3- Taraflar arasında davacının, hafta tatili, ulusal bayram genel tatil ve fazla çalışma ücreti alacağının hesaplanması konusunda uyuşmazlık bulunmaktadır.
Fazla çalışma yaptığını iddia eden işçi bu iddiasını ispatla yükümlüdür. Ücret bordrolarına ilişkin kurallar burada da geçerlidir. İşçinin imzasını taşıyan bordro sahteliği ispat edilinceye kadar kesin delil niteliğindedir. Bir başka anlatımla bordronun sahteliği ileri sürülüp kanıtlanmadıkça, imzalı bordroda görünen fazla çalışma alacağının ödendiği varsayılır.
Fazla çalışmanın ispatı konusunda işyeri kayıtları, özellikle işyerine giriş çıkışı gösteren belgeler, işyeri iç yazışmaları delil niteliğindedir. Ancak, fazla çalışmanın yazılı belgelerle kanıtlanamaması durumunda tarafların, tanık beyanları ile sonuca gidilmesi gerekir. Bunun dışında herkesçe bilinen genel bazı vakıalar da bu noktada göz önüne alınabilir. İşçinin fiilen yaptığı işin niteliği ve yoğunluğuna göre de fazla çalışma olup olmadığı araştırılmalıdır.
Hafta tatili, ulusal bayram genel tatil ücret alacağı bakımından da aynı ilkeler geçerlidir.

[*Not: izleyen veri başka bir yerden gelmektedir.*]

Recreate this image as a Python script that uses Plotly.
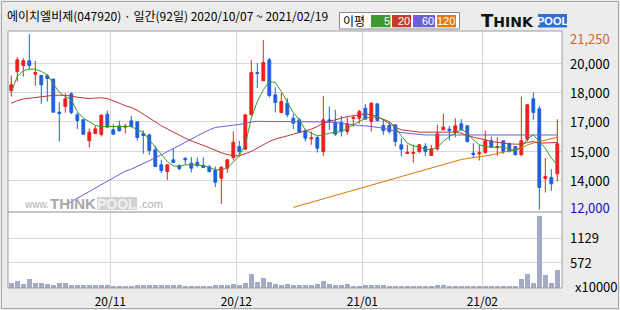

Somut olayda; hükme esas alınan bilirkişi raporunda davacının fazla çalışma, ulusal bayram genel tatil ve hafta tatili ücret alacakları 01.05.2011- 16.02.2013 tarihleri arası tanık beyanları esas alınarak hesaplanmıştır. Davacı tanığı 2011 yılı Haziran ayında işe başladığını ve 2012 yılı Ekim ayında işten çıkarıldığını beyan etmiştir. Tanıklar ancak kendi çalışma dönemlerindeki çalışma şekli ile ilgili bilgi sahibi olabilirler ve tanıklıklarına ancak kendi çalışma dönemleri ile sınırlı olarak itibar edilebilir. Bu durumda; davacı tanığın davalı işyerinde çalışma sürelerini gösteren Sosyal Güvenlik Kurumu kayıtları temin edilmeli, davacı ile birlikte çalıştığı sürelerle bağlı kalınarak fazla çalışma, ulusal bayram genel tatil, hafta tatili ücret alacakları konusunda bir değerlendirme yapılmalıdır. Yazılı şekilde eksik inceleme ile karar verilmesi bozmayı gerektirmiştir.
SONUÇ:
Temyiz olunan kararın yukarıda yazılı sebepten BOZULMASINA, peşin alınan temyiz harcının istek halinde ilgiliye iadesine, 21.10.2019 gününde oybirliği ile karar verildi.